Turning Between Centres pen mandrel

A Turning Between Centres pen mandrel is a revolutionary new pen mandrel design that will work with the same pen bushings as used on the basic pen mandrel or adjustable pen mandrel. Its key distinguishing feature is that it does not have a shaft. This mandrel consists of a drive centre that fits into your lathe spindle's morse taper and a live centre that fits into the tailstock morse taper. The drive centre and live centre both have a seat onto which the bushings fit, which looks something like a short mandrel shaft. These seats do not meet or join when the pen barrel is being turned, resulting in the pen being turned-between-centres in the same way as other spindle turning items that do not use a mandrel.

The main advantage that a turning-between-centres pen mandrel provides over conventional pen mandrels is that it has no shaft (which can bend over time) and the turned pen will therefore always be perfectly round.

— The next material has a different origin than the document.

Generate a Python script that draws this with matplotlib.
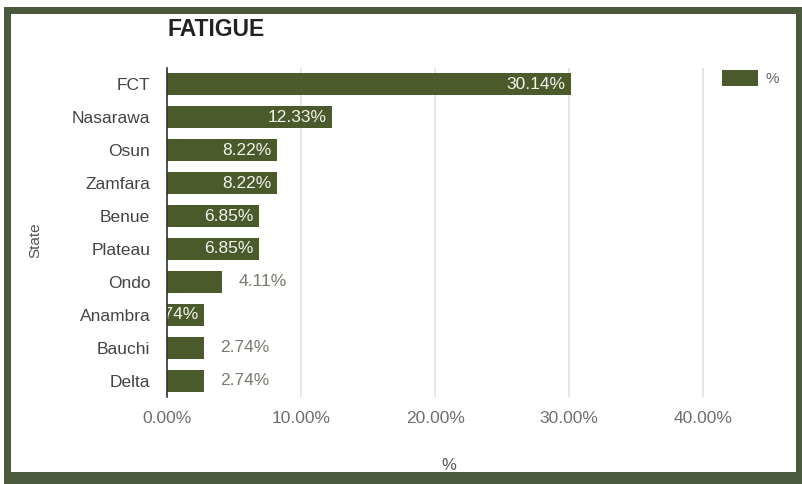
import matplotlib.pyplot as plt
from matplotlib.patches import Rectangle
from matplotlib.ticker import FuncFormatter

states = ["FCT", "Nasarawa", "Osun", "Zamfara", "Benue", "Plateau",
          "Ondo", "Anambra", "Bauchi", "Delta"]
percent = [30.14, 12.33, 8.22, 8.22, 6.85, 6.85, 4.11, 2.74, 2.74, 2.74]
# labels drawn inside the bar (True) or just past its end (False)
inside = [True, True, True, True, True, True, False, True, False, False]

BAR = "#4a5a2b"
FRAME = "#4b5a3d"
W, H = 803, 484

plt.rcParams["font.family"] = ["Liberation Sans", "DejaVu Sans"]

fig = plt.figure(figsize=(W / 100, H / 100), dpi=100)
fig.patch.set_facecolor(FRAME)


def px_rect(x0, y0, x1, y1, color):
    # rectangle given in pixel coords measured from the top-left corner
    fig.patches.append(Rectangle((x0 / W, 1 - y1 / H), (x1 - x0) / W, (y1 - y0) / H,
                                 transform=fig.transFigure, facecolor=color,
                                 edgecolor="none", zorder=-10))


# dark frame: white margin on the top/left, white panel inside
px_rect(0, 0, W, 7, "white")
px_rect(0, 0, 4, H, "white")
px_rect(11, 14, 796, 472, "white")

ax = fig.add_axes([167 / W, 1 - 397 / H, 563 / W, 329 / H])
ax.set_facecolor("none")

ypos = list(range(len(states)))
bars = ax.barh(ypos, percent, height=0.67, color=BAR, zorder=3, label="%")

for y, v, ins in zip(ypos, percent, inside):
    txt = f"{v:.2f}%"
    if ins:
        ax.annotate(txt, (v, y), xytext=(-4, 0), textcoords="offset points",
                    ha="right", va="center", color="#f4f4ee", fontsize=12.5,
                    zorder=4, annotation_clip=False, clip_on=True)
    else:
        ax.annotate(txt, (v, y), xytext=(12, 0), textcoords="offset points",
                    ha="left", va="center", color="#7a7a70", fontsize=12.5,
                    zorder=4)

ax.set_xlim(0, 42)
ax.set_ylim(len(states) - 0.5, -0.5)
ax.set_yticks(ypos, states)
ax.set_xticks([0, 10, 20, 30, 40])
ax.xaxis.set_major_formatter(FuncFormatter(lambda x, _: f"{x:.2f}%"))
ax.tick_params(axis="both", length=0, labelsize=12.5)
ax.tick_params(axis="y", pad=12, labelcolor="#444444")
ax.tick_params(axis="x", pad=10, labelcolor="#6e6e6e")

ax.grid(axis="x", color="#e2e2e2", linewidth=1.2, zorder=0)
for side in ["top", "right", "bottom"]:
    ax.spines[side].set_visible(False)
ax.spines["left"].set_color("#333333")
ax.spines["left"].set_linewidth(1.2)
ax.spines["left"].set_zorder(5)

ax.set_xlabel("%", fontsize=12, color="#555555", labelpad=23)
ax.set_ylabel("State", fontsize=11, color="#555555")
ax.yaxis.set_label_coords(-0.222, 0.477)

fig.text(168 / W, 1 - 29 / H, "FATIGUE", fontsize=16.5, fontweight="bold",
         color="#222222", ha="left", va="center")

ax.legend(loc="upper left", bbox_to_anchor=(708 / W, 1 - 56 / H),
          bbox_transform=fig.transFigure, frameon=False, fontsize=11,
          handlelength=2.35, handleheight=1.3, handletextpad=0.5,
          labelcolor="#666666")

fig.savefig("out.png", dpi=100, facecolor=FRAME)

The results are therefore unmatched.

In addition, no parts of this mandrel will ever require replacement (since there is no shaft), so it may work out to be the most cost effective option in the long term.

However, the barrels of a double-barrel pen must be turned individually which may take longer than on a conventional pen mandrel.

Grabber Pen Mandrels

Grabber pen mandrels are used for turning closed-end pens - these are pens that do not have a gold (or other plated) pen cap, but are closed at the back, being turned completely out of the wood or other material used to make the pen.

The grabber mandrel has a similar construction to the adjustable pen mandrel as it has a shaft and morse taper fitting. However, the shaft is threaded and a rubber tube is placed over the thread. An end-bushing is fitted to the tail end of the shaft and this holds the rubber tube on the shaft.

The barrel of the pen to be turned is placed over the end-bushing and the rubber tube on the mandrel shaft.

Behind the morse taper fitting there is a nut that is used to pull the shaft through the mandrel causing the rubber tube to expand and grip the barrel of the pen to be turned. This gripping action makes it possible for the closed end of the pen to be turned and finished without the necessity for a pen cap to be pressed into the back end of the pen, creating an attractive looking pen that has more wood (or other material ) than the conventional pen types.

Project Mandrels

Many other turning projects (such as keyrings and letter openers) are also turned using pen mandrels (both conventional and grabber mandrels), making the pen mandrel versatile.

Some turning projects may require their own specially designed mandrels.

Mandrel Accessories

Mandrel Saver Live Centre

The mandrel saver live centre is a specially designed live centre that has a 6.2mm hole through its centre that slides neatly over the mandrel shaft and steadies the shaft whilst turning the pen. The mandrel saver live centre is tightened onto the pen bushings to grip the pen barrel without putting any pressure on the mandrel shaft. This action prolongs the life of the mandrel shaft when compared to the use of the knurled brass nut to grip the bushing, with the point of the live centre pressing into the end of the mandrel shaft.

When using the knurled brass nut to hold the pen barrel, any overtightening of the tailstock with the point live centre puts the mandrel shaft itself under significant pressure and can cause it to bow. This bowing of the mandrel shaft will cause a type of off-centre turning and produce pen barrels that are not completely cylindrical in shape (ie slightly oval).

The mandrel saver live centre removes all pressure from the shaft since the shaft itself is free in the centre of the mandrel saver. The life of the mandrel shaft will therefore be prolonged and the pens turned using this specialised live centre are likely to be superior to those turned using the knurled brass nut to grip the pen barrel.